The dispute received extensive coverage in Kazakhstani media, including Vlast, Kursiv, BES.media, Ulysmedia, Informburo, Orda, Liter, Time.kz and Karavan. The controversy also prompted public discussion about faculty hiring and background checks at private universities in Kazakhstan.

On 12 June 2026, Vlast published a broader investigation into KIMEP's handling of alleged misconduct by faculty members. The article reported that several current and former KIMEP faculty members and students had made additional allegations concerning Naqvi's professional or personal conduct. Among other claims, former employees alleged that student teaching assistants had been permitted to use faculty-only systems and alter or submit grades on Naqvi's behalf.

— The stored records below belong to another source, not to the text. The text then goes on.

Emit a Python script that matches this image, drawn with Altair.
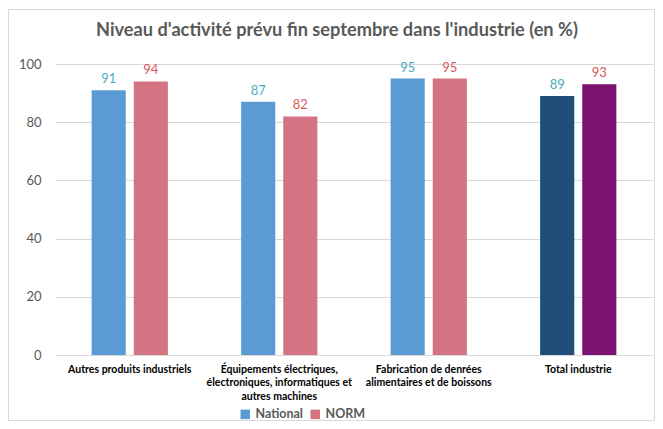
import altair as alt
import pandas as pd

categories = [
    "Autres produits industriels",
    "Équipements électriques, électroniques, informatiques et autres machines",
    "Fabrication de denrées alimentaires et de boissons",
    "Total industrie",
]
national = [91, 87, 95, 89]
norm = [94, 82, 95, 93]
series = ["National", "NORM"]

label_lines = {
    categories[0]: ["Autres produits industriels"],
    categories[1]: ["Équipements électriques,", "électroniques, informatiques et", "autres machines"],
    categories[2]: ["Fabrication de denrées", "alimentaires et de boissons"],
    categories[3]: ["Total industrie"],
}

FONT = "Lato"

rows = []
for i, c in enumerate(categories):
    total = c == "Total industrie"
    rows.append({"cat": c, "series": "National", "value": national[i],
                 "key": "National total" if total else "National", "tcol": "#4BACC6"})
    rows.append({"cat": c, "series": "NORM", "value": norm[i],
                 "key": "NORM total" if total else "NORM", "tcol": "#D65C5C"})
df = pd.DataFrame(rows)

def expr_for(lines_map):
    parts = []
    for k, v in lines_map.items():
        arr = "[" + ",".join("'" + s.replace("'", "\\'") + "'" for s in v) + "]"
        parts.append("datum.label == '" + k.replace("'", "\\'") + "' ? " + arr + " : ")
    return "".join(parts) + "datum.label"

x = alt.X("cat:N", sort=categories, title=None,
          scale=alt.Scale(paddingInner=0.49, paddingOuter=0.245),
          axis=alt.Axis(labelAngle=0, labelExpr=expr_for(label_lines), labelFont=FONT,
                        labelFontWeight="bold", labelFontSize=10.5, labelColor="#000000",
                        labelLineHeight=13.5, labelPadding=9, ticks=False, domain=False,
                        labelLimit=200, grid=False))
xo = alt.XOffset("series:N", sort=series, scale=alt.Scale(paddingInner=0.19))
y = alt.Y("value:Q", title=None, scale=alt.Scale(domain=[0, 100]),
          axis=alt.Axis(values=[0, 20, 40, 60, 80, 100], gridColor="#D9D9D9", domain=False,
                        ticks=False, labelColor="#595959", labelFontSize=13, labelPadding=14,
                        labelFont=FONT))

bars = alt.Chart(df).mark_bar().encode(
    x=x, xOffset=xo, y=y,
    color=alt.Color("key:N",
                    scale=alt.Scale(domain=["National", "NORM", "National total", "NORM total"],
                                    range=["#5B9BD5", "#D47381", "#1F4E79", "#7B1270"]),
                    legend=alt.Legend(values=["National", "NORM"], title=None, orient="none",
                                      direction="horizontal", legendX=184, legendY=344,
                                      symbolType="square", symbolSize=90, symbolStrokeWidth=0,
                                      labelFontSize=12.5, labelFontWeight="bold", labelColor="#595959",
                                      labelFont=FONT, columnPadding=6, labelOffset=4)),
)

texts = alt.Chart(df).mark_text(dy=-11, fontSize=13, font=FONT).encode(
    x=x, xOffset=xo, y=y, text="value:Q", color=alt.Color("tcol:N", scale=None),
)

frame = alt.Chart(alt.Data(values=[{}])).mark_rect(fill=None, stroke="#D9D9D9", strokeWidth=1).encode(
    x=alt.value(-46.5), x2=alt.value(599.5), y=alt.value(-54.5), y2=alt.value(356.5)
)

chart = alt.layer(frame, bars, texts).properties(
    width=598, height=291,
    autosize=alt.AutoSizeParams(type="none"),
    padding={"left": 47, "top": 56, "right": 2, "bottom": 66},
    title=alt.TitleParams("Niveau d'activité prévu fin septembre dans l'industrie (en %)",
                          fontSize=18.2, fontWeight="bold", color="#595959", dx=-17, offset=0, dy=31,
                          font=FONT),
).configure_view(stroke=None)

chart.save("out.html", embed_options={"renderer": "svg", "actions": False})
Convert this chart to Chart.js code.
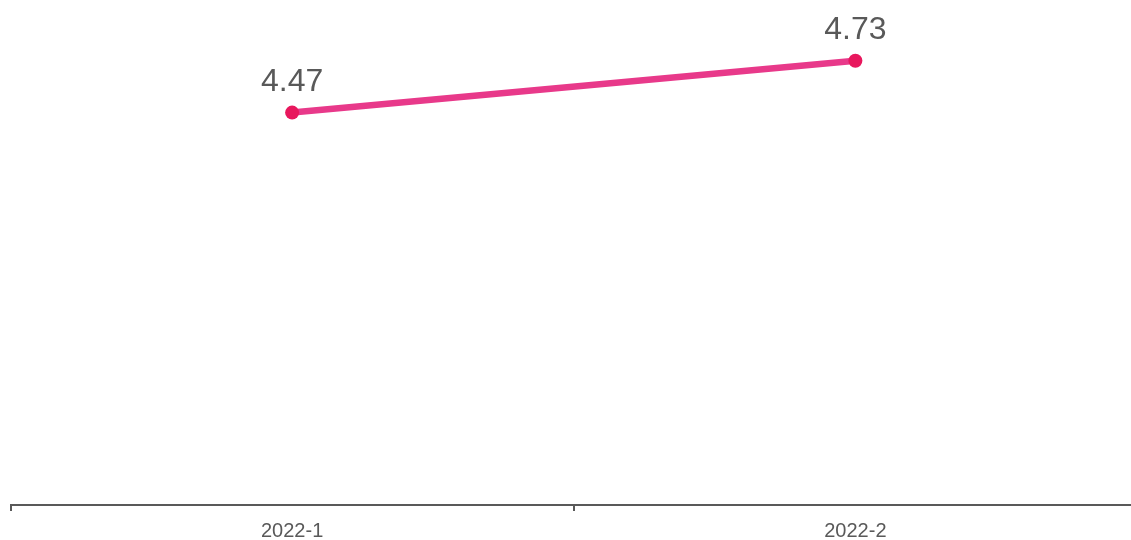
<!DOCTYPE html>
<html><head><meta charset="utf-8">
<script src="https://cdn.jsdelivr.net/npm/chart.js@4.4.0/dist/chart.umd.min.js"></script>
<style>html,body{margin:0;padding:0;background:#fff;overflow:hidden}#wrap{width:1144px;height:540px}</style>
</head><body><div id="wrap"><canvas id="c"></canvas></div>
<script>
const categories = ["2022-1", "2022-2"];
const values = [4.47, 4.73];
const yMin = 2.5;
const yMax = 5;

const labelPlugin = {
  id: 'valLabels',
  afterDatasetsDraw(chart) {
    const ctx = chart.ctx;
    const meta = chart.getDatasetMeta(0);
    ctx.save();
    ctx.font = '32px "Liberation Sans", Arial, sans-serif';
    ctx.fillStyle = '#595959';
    ctx.textAlign = 'center';
    ctx.textBaseline = 'alphabetic';
    meta.data.forEach((pt, i) => {
      ctx.fillText(values[i].toFixed(2), pt.x, pt.y - 22);
    });
    ctx.restore();
  }
};

new Chart(document.getElementById('c'), {
  type: 'line',
  data: {
    labels: categories,
    datasets: [{
      data: values,
      borderColor: '#e8398a',
      borderWidth: 6.5,
      backgroundColor: '#e8175d',
      pointBackgroundColor: '#e8175d',
      pointBorderWidth: 0,
      pointRadius: 7,
      tension: 0
    }]
  },
  options: {
    responsive: true,
    maintainAspectRatio: false,
    animation: false,
    layout: { padding: { left: 10.5, right: 1, top: 4, bottom: -11 } },
    plugins: { legend: { display: false }, tooltip: { enabled: false } },
    scales: {
      x: {
        offset: true,
        grid: { offset: true, drawOnChartArea: false, drawTicks: true, tickLength: 6, color: '#595959', lineWidth: 2 },
        border: { display: true, color: '#595959', width: 2 },
        ticks: { color: '#595959', font: { family: '"Liberation Sans", Arial, sans-serif', size: 20 }, padding: 8 }
      },
      y: { display: false, min: yMin, max: yMax }
    }
  },
  plugins: [labelPlugin]
});
</script></body></html>
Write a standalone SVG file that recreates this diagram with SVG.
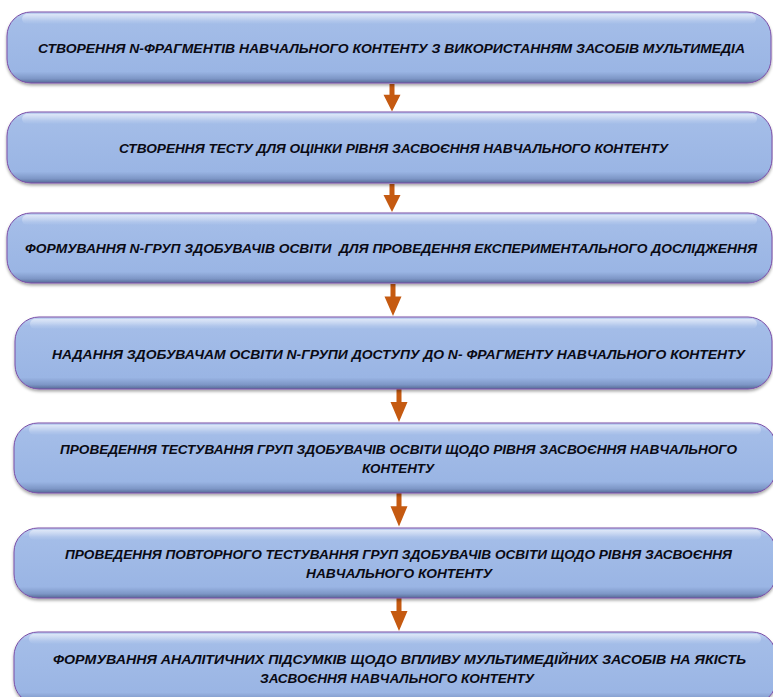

Other unnamed sources described longstanding concerns about his professionalism and relationship with university management.

The allegations reported by Vlast were disputed by KIMEP. The university declined to comment specifically on Naqvi's case, while Naqvi did not respond to Vlasts requests for comment. Almaty police told the publication that no criminal cases had been brought against Naqvi.

KIMEP stated publicly that it was reviewing the information connected with the controversy and would determine any further action in accordance with university procedures. The university also stated that students, faculty and staff would not face retaliation for raising concerns in good faith or participating in university processes.

The controversy also attracted the attention of Kazakhstan's Ministry of Science and Higher Education. Science and Higher Education Minister Sayasat Nurbek said in June that the ministry had the situation "under control".

=== Dispute with Jason Gainous ===

Following Gainous's public statements, Naqvi challenged a number of the allegations made about him. In June 2026, he sent Gainous a formal pre-trial demand seeking a retraction and public apology and disputing statements concerning his conduct at KIMEP.

Naqvi specifically disputed an allegation concerning an incident involving sex workers on the KIMEP campus, maintaining that he did not live on campus at the time and that the incident concerned another person. Contemporary Kazakhstani reporting described the allegation as contested rather than established fact.

As the dispute continued, Naqvi and Gainous publicly maintained conflicting accounts of both Naqvi's conduct and KIMEP's handling of the matter.